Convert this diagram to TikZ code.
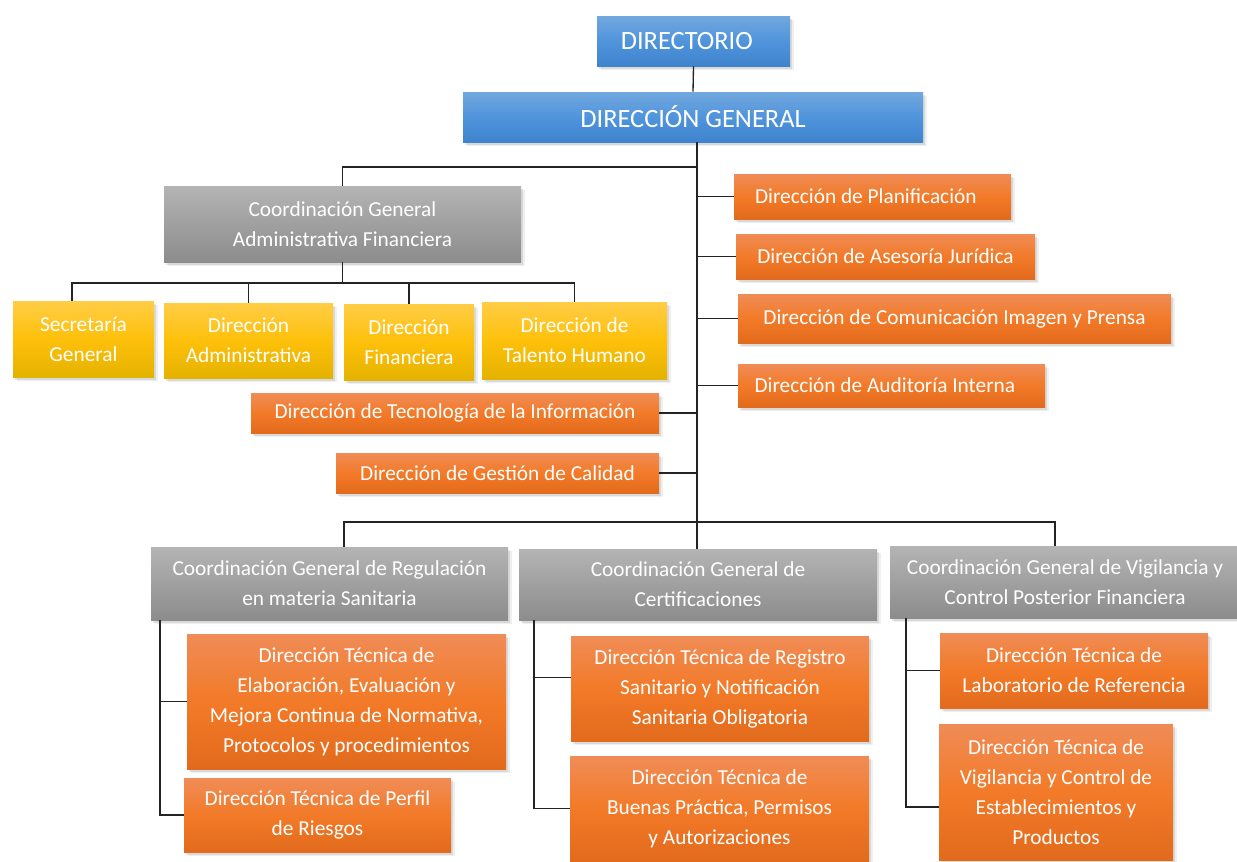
\documentclass[tikz,border=0pt]{standalone}
\usepackage{fontspec}
\setmainfont{Carlito}
\usetikzlibrary{shadows}
\definecolor{blueT}{RGB}{114,168,222}
\definecolor{blueM}{RGB}{80,148,220}
\definecolor{blueB}{RGB}{62,131,204}
\definecolor{grayT}{RGB}{180,180,180}
\definecolor{grayM}{RGB}{160,160,160}
\definecolor{grayB}{RGB}{140,140,140}
\definecolor{yelT}{RGB}{255,205,70}
\definecolor{yelM}{RGB}{254,192,10}
\definecolor{yelB}{RGB}{228,178,0}
\definecolor{orT}{RGB}{240,140,86}
\definecolor{orM}{RGB}{242,122,40}
\definecolor{orB}{RGB}{226,106,28}
\definecolor{lineC}{RGB}{35,35,35}
\newcommand\bx[7]{\node[#6, minimum width={(#4-#2)*0.75pt}, minimum height={(#5-#3)*0.75pt}] (#1) at ({(#2+#4)/2},{(#3+#5)/2}) {#7};}
\tikzset{
  box/.style={draw=none, inner sep=1pt, align=center, text=white,
    font=\fontsize{16}{22.5}\selectfont,
    drop shadow={shadow xshift=1.5pt, shadow yshift=-2pt, opacity=.2},
    drop shadow={shadow xshift=2.8pt, shadow yshift=-3.3pt, opacity=.13}},
  bluebox/.style={box, top color=blueT, bottom color=blueB, middle color=blueM, font=\fontsize{19.8}{24}\selectfont},
  graybox/.style={box, top color=grayT, bottom color=grayB, middle color=grayM},
  yelbox/.style={box, top color=yelT, bottom color=yelB, middle color=yelM},
  orbox/.style={box, top color=orT, bottom color=orB, middle color=orM},
  conn/.style={draw=lineC, line width=1pt}
}
\begin{document}
\begin{tikzpicture}[x=0.75pt,y=-0.75pt]
\useasboundingbox (0,0) rectangle (1237,861);
% coordinates for connector columns
\coordinate (trunk) at (697,0);
\coordinate (x72) at (72,0);
\coordinate (x344) at (344,0);
\coordinate (x1055) at (1055,0);
\coordinate (x160) at (160,0);
\coordinate (x534) at (534,0);
\coordinate (x906) at (906,0);
\coordinate (j1) at (697,167);
\coordinate (b1) at (342.5,283);
\coordinate (j3) at (697,522);

% boxes
\bx{dir}{597}{16}{790}{66}{bluebox}{DIRECTORIO\hspace*{10pt}}
\bx{dg}{463}{92}{923}{142}{bluebox}{DIRECCIÓN GENERAL}
\bx{cgaf}{164}{186}{521}{262}{graybox}{Coordinación General\\Administrativa Financiera}
\bx{sg}{13}{301}{154}{377}{yelbox}{Secretaría\\General}
\bx{da}{164}{303}{333}{378}{yelbox}{Dirección\\Administrativa}
\bx{df}{344}{304}{474}{380}{yelbox}{Dirección\\Financiera}
\bx{th}{482}{302}{667}{379}{yelbox}{Dirección de\\Talento Humano}
\bx{tec}{251}{393}{659}{433}{orbox}{Dirección de Tecnología de la Información}
\bx{cal}{336}{453}{659}{493}{orbox}{Dirección de Gestión de Calidad}
\bx{plan}{734}{174}{1011}{219}{orbox}{Dirección de Planificación\hspace*{10pt}}
\bx{jur}{736}{234}{1035}{279}{orbox}{Dirección de Asesoría Jurídica}
\bx{com}{738}{294}{1171}{343}{orbox}{Dirección de Comunicación Imagen y Prensa}
\bx{aud}{738}{364}{1045}{407}{orbox}{Dirección de Auditoría Interna\hspace*{10pt}}
\bx{cgr}{151}{547}{508}{620}{graybox}{Coordinación General de Regulación\\en materia Sanitaria}
\bx{cgc}{519}{549}{877}{620}{graybox}{Coordinación General de\\Certificaciones}
\bx{cgv}{890}{546}{1240}{618}{graybox}{Coordinación General de Vigilancia y\\Control Posterior Financiera}
\bx{elab}{187}{634}{506}{769}{orbox}{Dirección Técnica de\\Elaboración, Evaluación y\\Mejora Continua de Normativa,\\Protocolos y procedimientos}
\bx{per}{184}{778}{451}{852}{orbox}{Dirección Técnica de Perfil\\de Riesgos}
\bx{reg}{571}{636}{869}{741}{orbox}{Dirección Técnica de Registro\\Sanitario y Notificación\\Sanitaria Obligatoria}
\bx{bue}{570}{756}{869}{861}{orbox}{Dirección Técnica de\\Buenas Práctica, Permisos\\y Autorizaciones}
\bx{lab}{940}{633}{1208}{708}{orbox}{Dirección Técnica de\\Laboratorio de Referencia}
\bx{vig}{939}{724}{1173}{860}{orbox}{Dirección Técnica de\\Vigilancia y Control de\\Establecimientos y\\Productos}

% connectors
\draw[conn] (dir.south) -- (dg.north);
\draw[conn] (dg.south -| trunk) -- (j3);
\draw[conn] (j1) -| (cgaf.north);
\draw[conn] (cgaf.south) -- (b1);
\draw[conn] (sg.north -| x72) |- (b1);
\draw[conn] (th.north) |- (b1);
\draw[conn] (da.north) -- (da.north |- b1);
\draw[conn] (df.north) -- (df.north |- b1);
\draw[conn] (plan.west) -- (plan.west -| trunk);
\draw[conn] (jur.west) -- (jur.west -| trunk);
\draw[conn] (com.west) -- (com.west -| trunk);
\draw[conn] (aud.west) -- (aud.west -| trunk);
\draw[conn] (tec.east) -- (tec.east -| trunk);
\draw[conn] (cal.east) -- (cal.east -| trunk);
\draw[conn] (cgr.north -| x344) |- (j3) -| (cgv.north -| x1055);
\draw[conn] (cgc.north -| trunk) -- (j3);
\draw[conn] (cgr.south -| x160) |- (per.west);
\draw[conn] (elab.west) -- (elab.west -| x160);
\draw[conn] (cgc.south -| x534) |- (bue.west);
\draw[conn] ([yshift=8.25pt]reg.west) -- ([yshift=8.25pt]reg.west -| x534);
\draw[conn] (cgv.south -| x906) |- ([yshift=-11.25pt]vig.west);
\draw[conn] (lab.west) -- (lab.west -| x906);
\end{tikzpicture}
\end{document}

*WHAT IS BEING ASKED:*
Repeat the data in full and exactly. Omit pictures.

*PROBLEM SOLUTION:*
Convert this diagram to TikZ code.
\documentclass[tikz,border=0pt]{standalone}
\usepackage{fontspec}
\setmainfont{Carlito}
\usetikzlibrary{shadows}
\definecolor{blueT}{RGB}{114,168,222}
\definecolor{blueM}{RGB}{80,148,220}
\definecolor{blueB}{RGB}{62,131,204}
\definecolor{grayT}{RGB}{180,180,180}
\definecolor{grayM}{RGB}{160,160,160}
\definecolor{grayB}{RGB}{140,140,140}
\definecolor{yelT}{RGB}{255,205,70}
\definecolor{yelM}{RGB}{254,192,10}
\definecolor{yelB}{RGB}{228,178,0}
\definecolor{orT}{RGB}{240,140,86}
\definecolor{orM}{RGB}{242,122,40}
\definecolor{orB}{RGB}{226,106,28}
\definecolor{lineC}{RGB}{35,35,35}
\newcommand\bx[7]{\node[#6, minimum width={(#4-#2)*0.75pt}, minimum height={(#5-#3)*0.75pt}] (#1) at ({(#2+#4)/2},{(#3+#5)/2}) {#7};}
\tikzset{
  box/.style={draw=none, inner sep=1pt, align=center, text=white,
    font=\fontsize{16}{22.5}\selectfont,
    drop shadow={shadow xshift=1.5pt, shadow yshift=-2pt, opacity=.2},
    drop shadow={shadow xshift=2.8pt, shadow yshift=-3.3pt, opacity=.13}},
  bluebox/.style={box, top color=blueT, bottom color=blueB, middle color=blueM, font=\fontsize{19.8}{24}\selectfont},
  graybox/.style={box, top color=grayT, bottom color=grayB, middle color=grayM},
  yelbox/.style={box, top color=yelT, bottom color=yelB, middle color=yelM},
  orbox/.style={box, top color=orT, bottom color=orB, middle color=orM},
  conn/.style={draw=lineC, line width=1pt}
}
\begin{document}
\begin{tikzpicture}[x=0.75pt,y=-0.75pt]
\useasboundingbox (0,0) rectangle (1237,861);
% coordinates for connector columns
\coordinate (trunk) at (697,0);
\coordinate (x72) at (72,0);
\coordinate (x344) at (344,0);
\coordinate (x1055) at (1055,0);
\coordinate (x160) at (160,0);
\coordinate (x534) at (534,0);
\coordinate (x906) at (906,0);
\coordinate (j1) at (697,167);
\coordinate (b1) at (342.5,283);
\coordinate (j3) at (697,522);

% boxes
\bx{dir}{597}{16}{790}{66}{bluebox}{DIRECTORIO\hspace*{10pt}}
\bx{dg}{463}{92}{923}{142}{bluebox}{DIRECCIÓN GENERAL}
\bx{cgaf}{164}{186}{521}{262}{graybox}{Coordinación General\\Administrativa Financiera}
\bx{sg}{13}{301}{154}{377}{yelbox}{Secretaría\\General}
\bx{da}{164}{303}{333}{378}{yelbox}{Dirección\\Administrativa}
\bx{df}{344}{304}{474}{380}{yelbox}{Dirección\\Financiera}
\bx{th}{482}{302}{667}{379}{yelbox}{Dirección de\\Talento Humano}
\bx{tec}{251}{393}{659}{433}{orbox}{Dirección de Tecnología de la Información}
\bx{cal}{336}{453}{659}{493}{orbox}{Dirección de Gestión de Calidad}
\bx{plan}{734}{174}{1011}{219}{orbox}{Dirección de Planificación\hspace*{10pt}}
\bx{jur}{736}{234}{1035}{279}{orbox}{Dirección de Asesoría Jurídica}
\bx{com}{738}{294}{1171}{343}{orbox}{Dirección de Comunicación Imagen y Prensa}
\bx{aud}{738}{364}{1045}{407}{orbox}{Dirección de Auditoría Interna\hspace*{10pt}}
\bx{cgr}{151}{547}{508}{620}{graybox}{Coordinación General de Regulación\\en materia Sanitaria}
\bx{cgc}{519}{549}{877}{620}{graybox}{Coordinación General de\\Certificaciones}
\bx{cgv}{890}{546}{1240}{618}{graybox}{Coordinación General de Vigilancia y\\Control Posterior Financiera}
\bx{elab}{187}{634}{506}{769}{orbox}{Dirección Técnica de\\Elaboración, Evaluación y\\Mejora Continua de Normativa,\\Protocolos y procedimientos}
\bx{per}{184}{778}{451}{852}{orbox}{Dirección Técnica de Perfil\\de Riesgos}
\bx{reg}{571}{636}{869}{741}{orbox}{Dirección Técnica de Registro\\Sanitario y Notificación\\Sanitaria Obligatoria}
\bx{bue}{570}{756}{869}{861}{orbox}{Dirección Técnica de\\Buenas Práctica, Permisos\\y Autorizaciones}
\bx{lab}{940}{633}{1208}{708}{orbox}{Dirección Técnica de\\Laboratorio de Referencia}
\bx{vig}{939}{724}{1173}{860}{orbox}{Dirección Técnica de\\Vigilancia y Control de\\Establecimientos y\\Productos}

% connectors
\draw[conn] (dir.south) -- (dg.north);
\draw[conn] (dg.south -| trunk) -- (j3);
\draw[conn] (j1) -| (cgaf.north);
\draw[conn] (cgaf.south) -- (b1);
\draw[conn] (sg.north -| x72) |- (b1);
\draw[conn] (th.north) |- (b1);
\draw[conn] (da.north) -- (da.north |- b1);
\draw[conn] (df.north) -- (df.north |- b1);
\draw[conn] (plan.west) -- (plan.west -| trunk);
\draw[conn] (jur.west) -- (jur.west -| trunk);
\draw[conn] (com.west) -- (com.west -| trunk);
\draw[conn] (aud.west) -- (aud.west -| trunk);
\draw[conn] (tec.east) -- (tec.east -| trunk);
\draw[conn] (cal.east) -- (cal.east -| trunk);
\draw[conn] (cgr.north -| x344) |- (j3) -| (cgv.north -| x1055);
\draw[conn] (cgc.north -| trunk) -- (j3);
\draw[conn] (cgr.south -| x160) |- (per.west);
\draw[conn] (elab.west) -- (elab.west -| x160);
\draw[conn] (cgc.south -| x534) |- (bue.west);
\draw[conn] ([yshift=8.25pt]reg.west) -- ([yshift=8.25pt]reg.west -| x534);
\draw[conn] (cgv.south -| x906) |- ([yshift=-11.25pt]vig.west);
\draw[conn] (lab.west) -- (lab.west -| x906);
\end{tikzpicture}
\end{document}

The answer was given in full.